Possibly. But that may take me off the Tariff that i am on now. I get paid tir feeding in even though my system doesn’t.
 
SEG is about 3p-5p kWh Exporting this back to the grid and then buying energy at 40p kWh you can soon see how this has a massive impact on getting back your original investment in the next two decades.

It's also worth pointing out you don't make any savings until you have made back your original expenditure.

I've yet to see any real world figures in which I would class solar as a good investment financially when installed within a residential setting. This excludes of course anyone on the original FIT scheme.

For tax payers you would be much better off investing in your pension than buying solar.
 
SEG is about 3p-5p kWh Exporting this back to the grid and then buying energy at 40p kWh you can soon see how this has a massive impact on getting back your original investment in the next two decades.

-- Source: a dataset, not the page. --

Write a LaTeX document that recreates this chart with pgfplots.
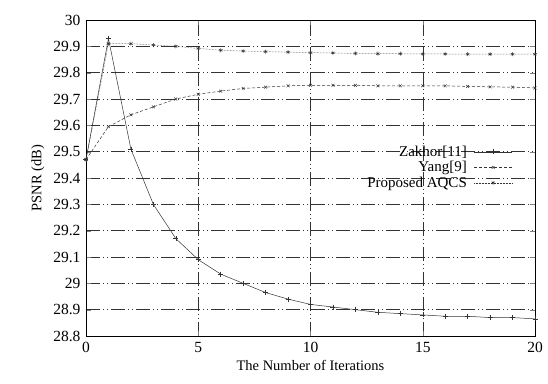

It's also worth pointing out you don't make any savings until you have made back your original expenditure.

I've yet to see any real world figures in which I would class solar as a good investment financially when installed within a residential setting. This excludes of course anyone on the original FIT scheme.

For tax payers you would be much better off investing in your pension than buying solar.
I am on the original FiT scheme.
 
SEG is about 3p-5p kWh Exporting this back to the grid and then buying energy at 40p kWh you can soon see how this has a massive impact on getting back your original investment
<snip>
For tax payers you would be much better off investing in your pension than buying solar.
I would certainly agree Pension should be a priority, I’ve been there and done that!

I estimate that overall my PV installation will cut my imported power by around 8.5kWh per day (although I’m paying less than 40p kWh) and a flexible export tariff should do much better than 3-5p kWh. For example at the moment of writing Octopus Agile is reportedly paying 33.78p kWh which is more than the import tariff. So there is value in the SEG export payments.
 
Will the new panels be compatible with the old inverter?
Have you estimated how long it will take to recoup the investment?
Hopefully. This is spec sheet for my inverter. Proposal is to install 5 x Jinko Tiger Neo 415w panels. What do you think?IMG_20220704_101640117.jpg

IMG_20220704_101640117.jpg
 
Not sure to be honest.
It seems to me a big expense, how long do you think before you see a profit?
Did some rough calculations about 8 years or so. We are also considering additional separate system as we will gain additional space on the roof by removing the old ones.
 
Did some rough calculations about 8 years or so. We are also considering additional separate system as we will gain additional space on the roof by removing the old ones.
That takes into account only the money generated by the new system? But the cost of the bew system plus the cost of the panels replacing the old ones? Id be interested in seen the calculations. You can pm if you dont want to post on here.